Ghosts. They often appear – in different settings and also during fieldwork. Their appearance haunts specific locations, objects or situations, their inherent presence demands certain behaviour of those in the environs. Yet they are not necessarily a terror, or vindictive entities. They may come by to correct or to support the living, or to protect and confirm what is already there.

In this panel we seek to explore and analyse the role of place in hauntings. What are the actual sites where ghosts make themselves felt? Where is their appearance a shocking surprise and where is it almost expected, for example? Why does the supernatural has a place here that it does not elsewhere? And what happens if that elsewhere becomes part of the Southeast Asian present – be it as current visitors, colonial spectres or the spectral echoes of Asian immigrants who travelled abroad?

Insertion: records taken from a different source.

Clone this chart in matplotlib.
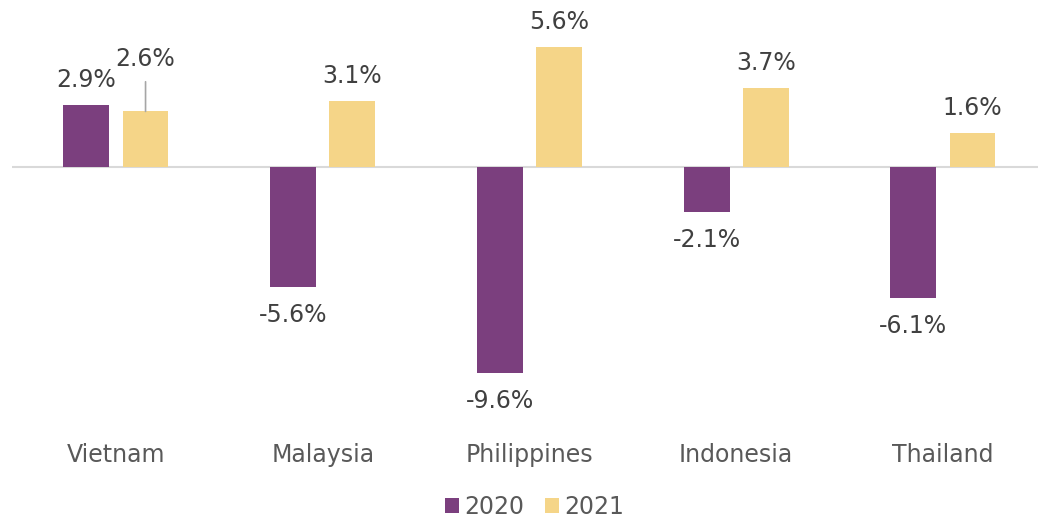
import matplotlib.pyplot as plt
import numpy as np

plt.rcParams['font.family'] = ['DejaVu Sans']

countries = ['Vietnam', 'Malaysia', 'Philippines', 'Indonesia', 'Thailand']
growth_2020 = [2.9, -5.6, -9.6, -2.1, -6.1]
growth_2021 = [2.6, 3.1, 5.6, 3.7, 1.6]

purple = '#7B3F7E'
yellow = '#F5D588'
label_color = '#404040'

fig = plt.figure(figsize=(10.38, 5.19), dpi=100)
ax = fig.add_axes([12 / 1038, 99 / 519, 1026 / 1038, 420 / 519])

x = np.arange(len(countries))
w = 0.222
off = 0.143
b1 = ax.bar(x - off, growth_2020, w, color=purple, label='2020')
b2 = ax.bar(x + off, growth_2021, w, color=yellow, label='2021')

ax.set_xlim(-0.503, 4.46)
ax.set_ylim(-11.8, 7.8)
ax.axhline(0, color='#D9D9D9', lw=1.5, zorder=0)

fs = 17
for bars in (b1, b2):
    for i, bar in enumerate(bars):
        v = bar.get_height()
        cx = bar.get_x() + bar.get_width() / 2
        if bars is b2 and i == 0:
            # Vietnam 2021 label lifted with a leader line
            ax.annotate(f'{v:.1f}%', xy=(cx, v), xytext=(0, 38), textcoords='offset points',
                        ha='center', va='center', fontsize=fs, color=label_color,
                        arrowprops=dict(arrowstyle='-', color='#A6A6A6', lw=1.2,
                                        shrinkA=6, shrinkB=0))
            continue
        dy = 18 if v > 0 else -20
        ax.annotate(f'{v:.1f}%', xy=(cx, v), xytext=(0, dy), textcoords='offset points',
                    ha='center', va='center', fontsize=fs, color=label_color)

for i, c in enumerate(countries):
    ax.text(i, -13.45, c, ha='center', va='center', fontsize=fs, color='#595959',
            clip_on=False)

for s in ax.spines.values():
    s.set_visible(False)
ax.set_xticks([])
ax.set_yticks([])

fig.legend(handles=[b1, b2], loc='center', bbox_to_anchor=(0.515, 12 / 519),
           ncol=2, frameon=False, fontsize=fs, labelcolor='#595959',
           handlelength=0.6, handleheight=0.6, handletextpad=0.25, columnspacing=0.85)

fig.savefig('out.png', dpi=100)
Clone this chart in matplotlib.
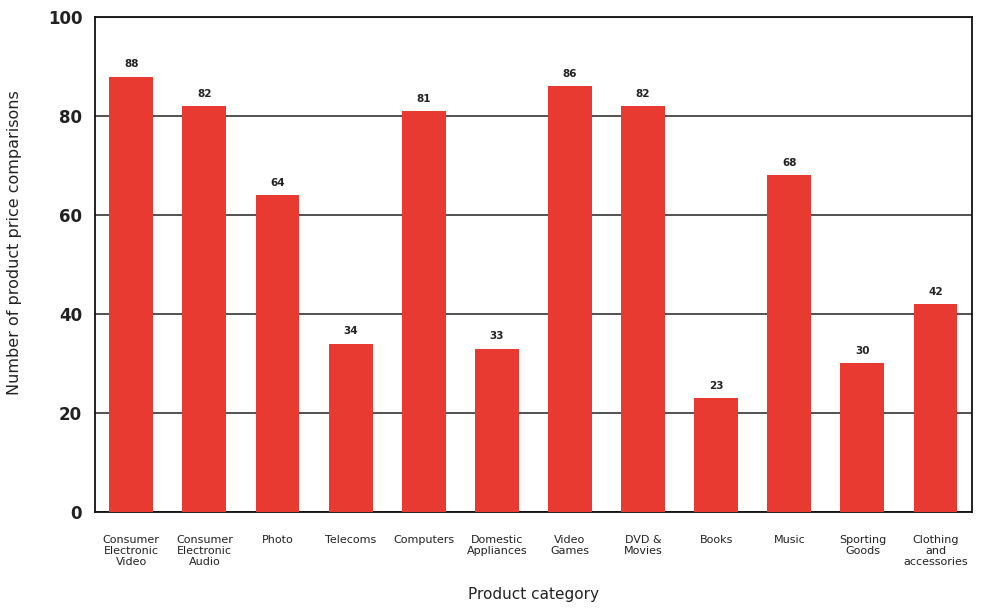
import numpy as np
import matplotlib
matplotlib.use("Agg")
import matplotlib.pyplot as plt

# Data
categories = ["Consumer\nElectronic\nVideo", "Consumer\nElectronic\nAudio", "Photo",
              "Telecoms", "Computers", "Domestic\nAppliances", "Video\nGames",
              "DVD &\nMovies", "Books", "Music", "Sporting\nGoods",
              "Clothing\nand\naccessories"]
counts = [88, 82, 64, 34, 81, 33, 86, 82, 23, 68, 30, 42]
yticks = [0, 20, 40, 60, 80, 100]

plt.rcParams['font.family'] = ['DejaVu Sans']

fig = plt.figure(figsize=(9.97, 6.13), dpi=100)
ax = fig.add_axes([0.095, 0.165, 0.88, 0.807])

x = np.arange(len(categories))
ax.bar(x, counts, width=0.6, color='#e83a30', zorder=3)

# value labels above bars
for xi, v in zip(x, counts):
    ax.text(xi, v + 1.5, str(v), ha='center', va='bottom', fontsize=7.5,
            fontweight='bold', color='#222222')

ax.set_xlim(-0.5, len(categories) - 0.5)
ax.set_ylim(0, 100)
ax.set_yticks(yticks)
ax.set_yticklabels([str(t) for t in yticks], fontsize=12, fontweight='bold',
                   color='#222222')
ax.yaxis.grid(True, color='#222222', linewidth=1.1, zorder=0)
ax.tick_params(axis='y', length=0, pad=9)
ax.tick_params(axis='x', length=0, pad=17)
ax.set_xticks(x)
ax.set_xticklabels(categories, fontsize=8, linespacing=1.1, va='top',
                   color='#222222')

for s in ax.spines.values():
    s.set_linewidth(1.3)
    s.set_color('#111111')

ax.set_ylabel("Number of product price comparisons", fontsize=11.5,
              color='#222222')
ax.yaxis.set_label_coords(-0.083, 0.545)
ax.set_xlabel("Product category", fontsize=11, labelpad=14, color='#222222')

fig.savefig("out.png", dpi=100)
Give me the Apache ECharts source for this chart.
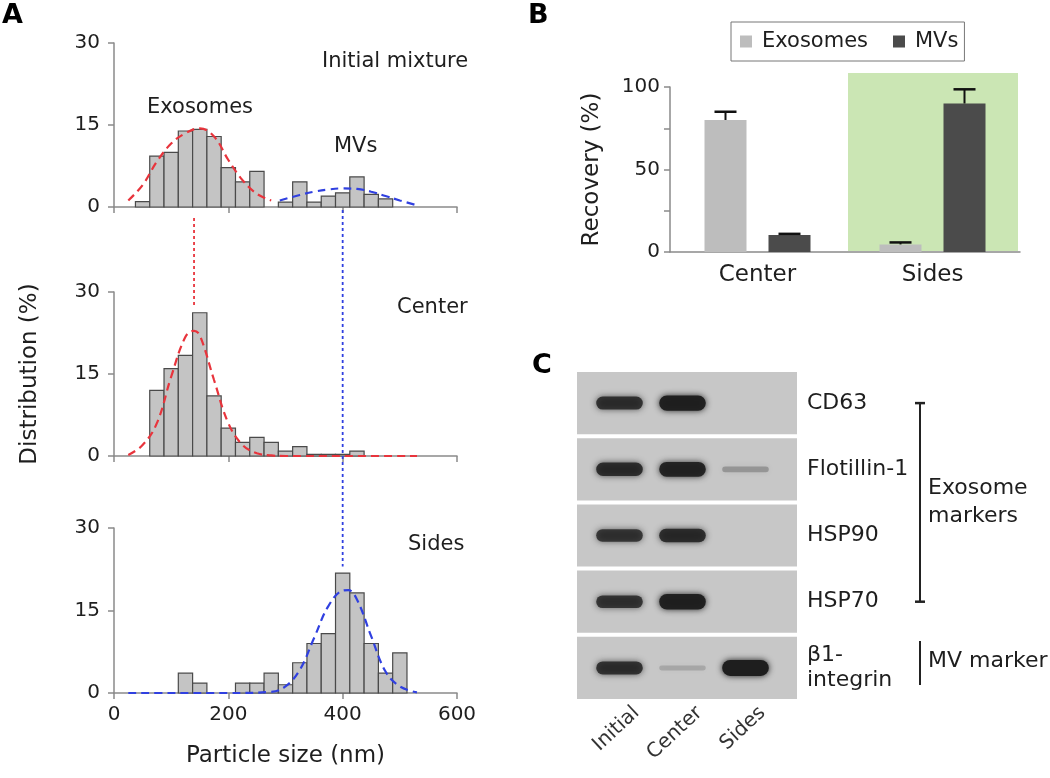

In addition to spatial dimensions, the panel is also concerned with temporal ones by posing the question how ghosts fit in 21st century Southeast Asia. We intend to explore the realm of ghosts, that of the living and the links between these in the present, but also in bygone settings. It is clear that they intermingle and interact, but what does that result in in particular historical moments? We seek to go beyond ‘ghost stories’ and mysterious incidents and ask for interpretations in context. What is the place of ghosts in modern societies, and what are the consequences of their presence – in practical, ethical and cosmological/ontological terms? Which registers of the uncanny and ambiguous do they evoke?

The panel seeks to attract a variety of papers and welcomes different theoretical approaches, ethnographic foci and (cross-)regional comparisons. Its aim is to re-visit an ‘old topic’ of research in Southeast Asia by exploring it through novel and unexpected angles.